Nieuws
Vijf jaar cel voor stekende student
Wouter H., die zijn huisgenote in de hals sneed, kreeg vijf jaar celstraf voor 'poging tot moord'.
donderdag 13 februari 2014

Poging tot moord, luidt het vonnis in de rechtszaak tegen de Leidse student Wouter H. die zijn huisgenote in haar hals sneed met een mes. Dat gebeurde in haar eigen hoogslaper in de nacht van 9 juni 2013. De rechter legt vijf jaar celstraf op, met aftrek van het voorarrest. Geen tbs, want hij is volgens het Pieter Baan Centrum slechts enigszins verminderd toerekeningsvatbaar. Ook moet hij een schadevordering van 3406 euro betalen. De eis van de officier van justitie was zes jaar.

Op basis van de verklaring van zijn huisgenote, en het feit dat hij met een opengeklapt mes de ladder naar haar hoogslaper beklom, acht de rechter het ‘niet aannemelijk’ dat hij slechts om ‘hulp te vragen en te praten’ naar haar toe kwam, zoals hij zelf verklaarde tijdens de rechtszitting twee weken geleden. Toen betoogde H. dat hij alleen zichzelf van het leven had willen beroven. H. en zijn huisgenote, beiden lid bij Quintus, waren enige tijd ‘friends with benefits’, zoals de officier van justitie tijdens de rechtszitting omschreef, maar zij had hem afgewezen toen hij voorstelde er een relatie van te maken.

Op zijn kamer lag een afscheidsbrief, waarin hij geschreven had: ‘Ik ben een klootzak. Zelf kan ik het niet. Ik heb een stok achter de deur nodig. Dat ben jij. Wrong time, wrong place.’ Over het moment in de hoogslaper zei H. dat hij zich niets kan herinneren.

‘Daarom hebben wij moeten uitzoeken wat het meest waarschijnlijke scenario is geweest’, zei de rechter bij de uitspraak.
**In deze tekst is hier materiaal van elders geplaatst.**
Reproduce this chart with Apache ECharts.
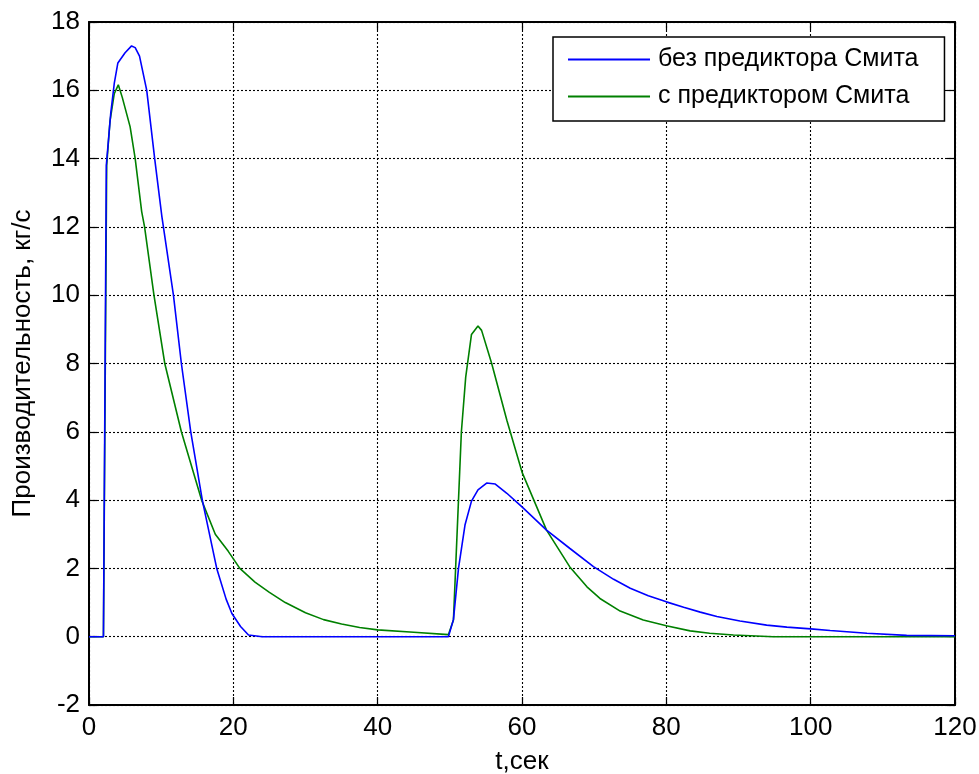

En dat ging volgens haar als volgt: H. wilde zichzelf inderdaad van het leven beroven, maar zijn huisgenote wilde hij daarbij meenemen. Dat zou die stok achter de deur zijn, waardoor hij wel van het dak zou móéten springen. De rechter kan zich overigens niet aan de indruk onttrekken dat H. zich vlak na het voorval nog wel kon herinneren wat er was gebeurd. Omdat hij op ‘beheerste en vastberaden wijze te werk is gegaan’, lijkt het haar bovendien onwaarschijnlijk dat hij handelde in een ogenblik van gemoedsopwelling. H. heeft veertien dagen om in beroep te gaan.